2    Bulk loading data

Buld Load times for a 3000000 row (700Mb ) fact table were 

Postgresql    9m30s    (copy)
Db2        2m15s    (load)
Oracle        5m    (sqlldr)
Mysql        2m20s    (load)


(Note that Db2 is faster than Mysql here ! )

While I left "fsync = on" for this test... I still think the difference was 
worth noting.

Any comments on these sort of results would be welcome.

regards

Mark






Re: How Postgresql Compares For Some Query Types

From
"Josh Berkus"
Date:
Mark, (and Tom below)

    Thanks for doing the tests.  These'll be useful to me if any client
asks me again if PostgreSQL is a "real" database.  I'm particularly
intrigued that MySQL performed so poorly.  In the field, it's been quite
speedy but maybe that's because applications using it are restricted to
simple queries.

    You may wish to post your link to Slashdot and pgsql-announce as well.
I'm sure the Great Bridge folks will be interested.

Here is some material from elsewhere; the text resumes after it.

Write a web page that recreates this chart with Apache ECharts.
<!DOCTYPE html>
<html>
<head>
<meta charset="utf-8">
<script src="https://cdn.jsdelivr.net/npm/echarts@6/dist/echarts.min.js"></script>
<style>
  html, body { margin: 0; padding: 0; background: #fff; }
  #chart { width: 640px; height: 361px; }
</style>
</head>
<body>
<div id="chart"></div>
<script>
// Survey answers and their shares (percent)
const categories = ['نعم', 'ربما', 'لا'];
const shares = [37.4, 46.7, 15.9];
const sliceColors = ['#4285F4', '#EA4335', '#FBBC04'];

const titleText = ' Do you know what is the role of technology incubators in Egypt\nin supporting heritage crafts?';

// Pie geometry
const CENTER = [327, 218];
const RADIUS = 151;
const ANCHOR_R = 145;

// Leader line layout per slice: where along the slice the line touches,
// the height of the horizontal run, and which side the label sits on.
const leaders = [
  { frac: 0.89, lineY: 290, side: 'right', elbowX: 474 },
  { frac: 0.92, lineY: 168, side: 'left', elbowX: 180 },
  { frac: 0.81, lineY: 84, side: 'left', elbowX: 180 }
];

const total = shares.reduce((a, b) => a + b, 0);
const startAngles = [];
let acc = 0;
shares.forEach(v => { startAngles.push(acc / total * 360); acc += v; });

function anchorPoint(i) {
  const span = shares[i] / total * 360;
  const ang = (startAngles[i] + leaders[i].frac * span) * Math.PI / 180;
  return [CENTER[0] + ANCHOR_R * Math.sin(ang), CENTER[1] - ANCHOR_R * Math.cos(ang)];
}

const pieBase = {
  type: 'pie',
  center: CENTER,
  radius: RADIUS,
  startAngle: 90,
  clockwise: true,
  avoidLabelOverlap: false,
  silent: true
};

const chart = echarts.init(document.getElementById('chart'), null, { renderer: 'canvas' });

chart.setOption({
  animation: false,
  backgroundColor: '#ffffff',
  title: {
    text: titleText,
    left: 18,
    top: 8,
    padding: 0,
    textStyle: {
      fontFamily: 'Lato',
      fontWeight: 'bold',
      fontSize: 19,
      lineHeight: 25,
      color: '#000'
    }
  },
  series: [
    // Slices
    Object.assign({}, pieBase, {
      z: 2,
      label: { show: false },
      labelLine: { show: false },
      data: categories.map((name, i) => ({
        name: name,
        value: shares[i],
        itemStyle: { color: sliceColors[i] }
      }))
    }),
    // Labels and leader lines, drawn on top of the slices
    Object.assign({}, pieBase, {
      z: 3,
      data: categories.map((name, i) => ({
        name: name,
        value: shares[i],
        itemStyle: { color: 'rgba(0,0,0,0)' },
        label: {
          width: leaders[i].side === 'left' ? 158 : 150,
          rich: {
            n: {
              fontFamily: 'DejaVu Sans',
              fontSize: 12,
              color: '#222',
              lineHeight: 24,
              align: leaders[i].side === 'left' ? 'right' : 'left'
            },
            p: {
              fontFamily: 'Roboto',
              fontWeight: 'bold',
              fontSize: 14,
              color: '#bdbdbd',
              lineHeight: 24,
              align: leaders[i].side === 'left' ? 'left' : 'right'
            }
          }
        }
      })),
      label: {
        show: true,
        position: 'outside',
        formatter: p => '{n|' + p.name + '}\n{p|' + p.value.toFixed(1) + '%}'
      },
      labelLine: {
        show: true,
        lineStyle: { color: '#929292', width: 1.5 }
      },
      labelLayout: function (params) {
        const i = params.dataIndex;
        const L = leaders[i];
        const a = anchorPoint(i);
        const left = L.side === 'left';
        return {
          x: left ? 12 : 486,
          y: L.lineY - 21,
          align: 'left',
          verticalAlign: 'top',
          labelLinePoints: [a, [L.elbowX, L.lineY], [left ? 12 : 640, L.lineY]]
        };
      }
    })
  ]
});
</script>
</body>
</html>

    I'm a little unclear on what a "fact table" is.  Can you explain?

    Finally, Tom, I figured out what was up with the 30-45 second response
time on the large star query I couldn't get to perform.  Turns out that
the client had changed two of the VARCHAR fields to TEXT fields and
added large blocks of text (> 16k for some) to them.  When I removed
these fields from the query, it gives me the <7s response time I'd
expected.


                            -Josh


______AGLIO DATABASE SOLUTIONS___________________________
                                       Josh Berkus
  Complete information technology      josh@agliodbs.com
   and data management solutions       (415) 565-7293
  for law firms, small businesses        fax 621-2533
    and non-profit organizations.      San Francisco

Attachment

Re: How Postgresql Compares For Some Query Types

From
Date:
> 
>     I'm a little unclear on what a "fact table" is.  Can you explain?

Good question... The idea comes from data warehousing where a typical data 
construction involves two "types" of table :

dimensions : time, location, ethicity....( essentially denormalized lookups )
facts      : observations, accidents, sales ....

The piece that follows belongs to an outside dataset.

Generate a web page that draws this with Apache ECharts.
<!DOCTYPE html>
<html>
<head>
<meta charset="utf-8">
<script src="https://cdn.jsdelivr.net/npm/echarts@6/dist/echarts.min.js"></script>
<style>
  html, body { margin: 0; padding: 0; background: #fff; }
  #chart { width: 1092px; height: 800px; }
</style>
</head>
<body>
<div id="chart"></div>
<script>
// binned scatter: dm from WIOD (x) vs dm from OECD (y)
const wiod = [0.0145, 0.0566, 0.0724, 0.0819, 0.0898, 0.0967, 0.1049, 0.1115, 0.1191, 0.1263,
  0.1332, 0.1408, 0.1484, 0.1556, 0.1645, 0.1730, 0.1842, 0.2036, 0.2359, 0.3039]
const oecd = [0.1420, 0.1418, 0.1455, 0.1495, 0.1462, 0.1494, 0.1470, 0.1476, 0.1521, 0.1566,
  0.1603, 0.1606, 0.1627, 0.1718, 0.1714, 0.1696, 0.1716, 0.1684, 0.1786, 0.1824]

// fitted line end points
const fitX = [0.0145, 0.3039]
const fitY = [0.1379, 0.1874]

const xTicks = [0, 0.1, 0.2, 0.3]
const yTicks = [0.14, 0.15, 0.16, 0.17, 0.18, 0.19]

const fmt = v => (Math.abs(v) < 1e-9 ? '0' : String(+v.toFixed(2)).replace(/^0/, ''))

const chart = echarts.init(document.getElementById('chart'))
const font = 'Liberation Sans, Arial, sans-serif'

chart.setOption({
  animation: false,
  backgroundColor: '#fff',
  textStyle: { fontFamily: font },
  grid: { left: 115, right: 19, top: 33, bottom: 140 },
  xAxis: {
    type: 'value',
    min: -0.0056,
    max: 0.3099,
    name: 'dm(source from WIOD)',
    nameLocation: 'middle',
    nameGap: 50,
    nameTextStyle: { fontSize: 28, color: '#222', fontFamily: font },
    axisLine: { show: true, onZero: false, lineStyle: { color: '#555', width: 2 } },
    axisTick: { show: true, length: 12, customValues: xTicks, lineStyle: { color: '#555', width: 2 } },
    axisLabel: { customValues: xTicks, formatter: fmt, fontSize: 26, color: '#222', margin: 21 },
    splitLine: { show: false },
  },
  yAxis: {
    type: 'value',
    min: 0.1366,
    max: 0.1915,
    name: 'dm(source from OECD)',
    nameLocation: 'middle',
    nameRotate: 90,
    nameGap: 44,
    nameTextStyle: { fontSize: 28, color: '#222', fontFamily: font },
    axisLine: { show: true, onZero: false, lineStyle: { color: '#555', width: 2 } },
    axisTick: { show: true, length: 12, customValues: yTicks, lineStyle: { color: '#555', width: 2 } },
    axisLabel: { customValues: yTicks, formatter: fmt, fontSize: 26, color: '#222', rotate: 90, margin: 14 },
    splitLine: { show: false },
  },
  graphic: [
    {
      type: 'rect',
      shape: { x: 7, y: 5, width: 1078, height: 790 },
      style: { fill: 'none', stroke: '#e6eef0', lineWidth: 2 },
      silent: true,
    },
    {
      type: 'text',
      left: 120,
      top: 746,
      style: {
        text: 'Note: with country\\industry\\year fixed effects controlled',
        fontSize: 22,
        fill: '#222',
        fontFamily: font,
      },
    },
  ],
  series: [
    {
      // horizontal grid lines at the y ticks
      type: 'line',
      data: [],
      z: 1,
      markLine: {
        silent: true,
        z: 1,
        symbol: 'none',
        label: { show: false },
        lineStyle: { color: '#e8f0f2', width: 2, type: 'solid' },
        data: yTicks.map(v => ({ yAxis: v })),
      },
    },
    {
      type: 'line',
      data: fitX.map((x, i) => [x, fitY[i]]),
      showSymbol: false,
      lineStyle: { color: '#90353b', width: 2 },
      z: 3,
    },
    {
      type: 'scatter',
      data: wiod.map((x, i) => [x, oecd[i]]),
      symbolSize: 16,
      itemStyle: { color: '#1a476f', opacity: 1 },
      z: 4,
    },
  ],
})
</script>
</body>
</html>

facts have a composite primary key , each componant of which is a foreign key 
for one of the dimensions.

If drawn with the fact table(s) in the center and dimensions around about, then 
the ERD looks like a "star". Hence the names "star schema" and "star query"

A quick search located a vaguely helpful page : ( apologies about the source )

http://www.oradoc.com/ora816/server.816/a76994/schemas.htm

A much better source is Kimball's book "The Data Warehousing Toolkit".

regards

Mark